When he founded TRP, Jewett based all of his programs on respect with the goal of preventing bullying and unsportsmanlike behavior.
“The name is based upon the concept that if people think about treating each other with respect first, then respect becomes the norm, not disrespect. Positive change and growth occur when mutual respect is practiced,” Jewett said.
“Everyone should be treated equally and have a chance to succeed. No one likes to be disrespected, put down, bullied, abused or made to feel unsafe or ashamed.”
Although TRP focuses on eliminating problems within schools, Jewett also believes that changing attitudes in many groups can foster civility.

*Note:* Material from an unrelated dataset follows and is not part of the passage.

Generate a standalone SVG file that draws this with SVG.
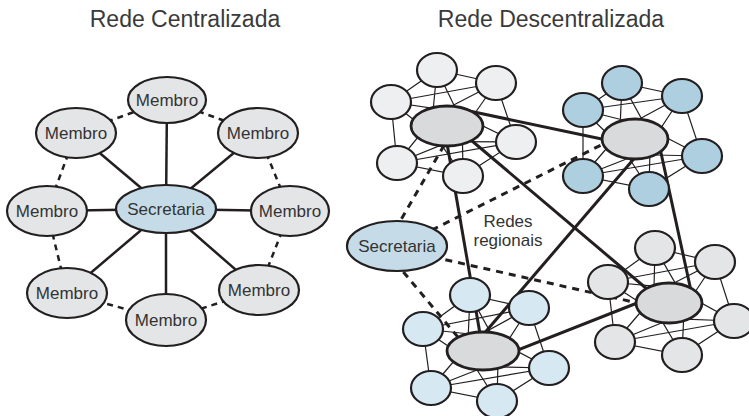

“When organizations such as schools, teams, families and businesses establish mutual respect as a way of life, then everyone benefits and has an equal chance to be successful.”
Westborough's Youth and Family Services (WYFS) brought the event to town. According to WYFS Director John Badenhausen, the department's decision to bring the TRP program to Westborough resulted from the attention bullying has been getting recently.
“Schools have been required to address the issue [of bullying] and we wondered if there's a need for youth athletic teams and organizations,” he said.
Badenhausen's interest in the program was enhanced by the fact that the Massachusetts Interscholastic Athletic Association recommended TRP. He explained that the presentation was also sponsored by a group of parents from Westborough, Shrewsbury, Northborough and Southborough, who received a grant to bring in Jewett.
According to Badenhausen, anyone had been welcome to attend the event, held Oct. 12, but it was designed “targeting coaches for youth teams.” In addition to local coaches, he said, attendees included the town's director of recreation and the high school's athletic director.
A videotape of the discussion continues to be broadcast on Westborough TV (WTV), according to WTV Production Manager Paul Temple, and it will also be available for viewing on the WTV website at www.westboroughtv.org.